UNAMA stated that one of the key trends to emerge in the past few months is that attacks against representatives of the human rights and media sectors in Afghanistan are clearly “intentional, premeditated and deliberate targeting of individuals with perpetrators remaining anonymous.” This contrasts to previous years.
The report also records a total of 65 human rights defenders and media professionals killed in the period from 1 January 2018 to 31 January 2021; 32 from the human rights sector and 33 from the media.
Of these, 11 (five human rights defenders and six media) were killed in the four-month period from 1 October 2020 – 31 January 2021 alone, the statement read.
The report notes that as they work to provide timely information to the population of Afghanistan on a range of issues (including violations of international humanitarian law and human rights law), human rights defenders, journalists and media workers are far too often exposed to threats, intimidation, harassment, surveillance or arbitrary detention.
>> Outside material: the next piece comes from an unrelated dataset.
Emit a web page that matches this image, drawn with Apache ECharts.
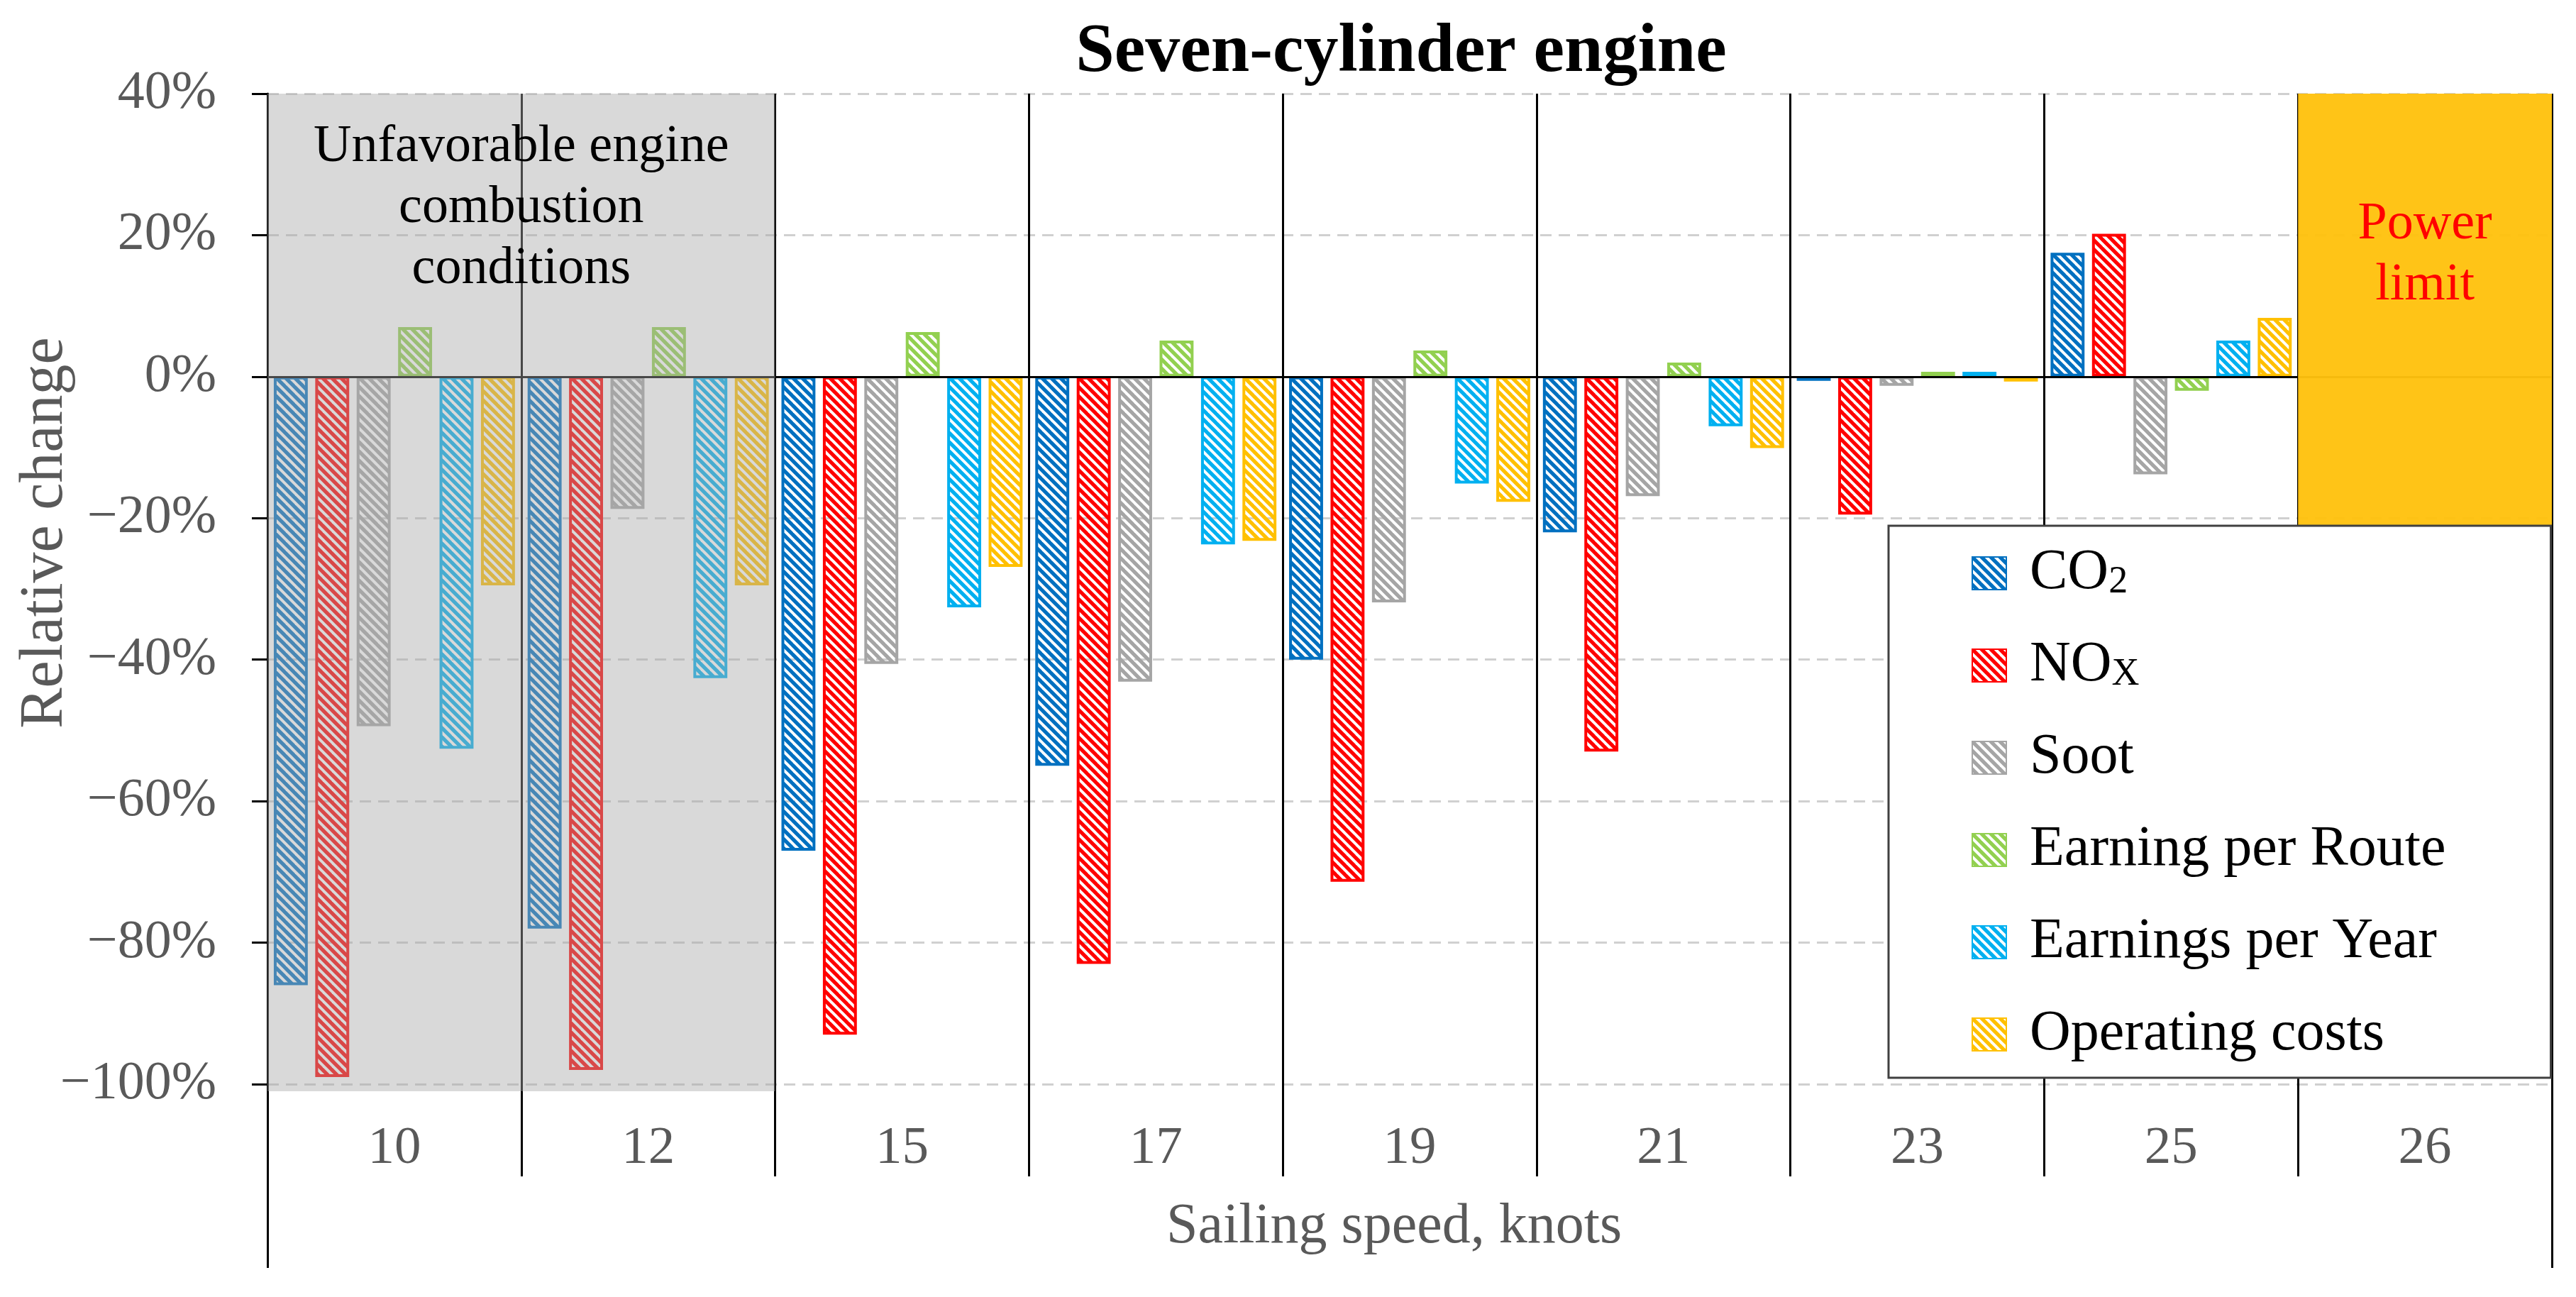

A series of recommendations to both state and non-state actors are contained in the report.
Recommendations made to the Afghan government include the establishment of an effective and cooperative national protection mechanism under the leadership of the Second Vice President Sarwar Danish.
Also for an adequate preventive framework, including special protective and proactive security measures for human rights defenders, journalists and media workers, to be put into place.
UNAMA also called for assurances that human rights defenders, journalists, and media workers can continue their legitimate rights to life, freedom of association, freedom of expression and access to information, as well as other fundamental freedoms, without fear of reprisal or attack.
Key among the recommendations was counter impunity, including by conducting independent, impartial, prompt, thorough, effective, credible and transparent investigations into killings and that genuine accountability, and prosecuting of suspects follow due legal process.
Recommendations to insurgent groups included the call for them to cease all killings of human rights defenders, journalists and media workers, in accordance with international human rights and humanitarian law.
For the Taliban in particular, UNAMA called on them to condemn, at the leadership level, the killings of human rights defenders, journalists and media workers.
UNAMA also called on the group to investigate cases where Taliban members are alleged to have been involved and hold to account Taliban members that order or implement the killings of human rights defenders, journalists and media workers.
The group was also encouraged to adopt, publicize and enforce policies that prohibit the killings of human rights defenders, journalists and media workers and to repeal existing policies (and refrain from adopting new ones) limiting civic space, including restrictions to freedom of association, the work of civil society and humanitarian actors, and freedom of expression.
The international community was also called on to assist with the problem.
UNAMA urged them to continue condemning the killing of human rights defenders and media professionals, and to underscore the importance of the role of human rights defenders and independent media for a unified, sovereign, peaceful and democratic Afghanistan.
UNAMA also encouraged the international community to increase support to programs that provide security, travel, financial, capacity building and other assistance to them.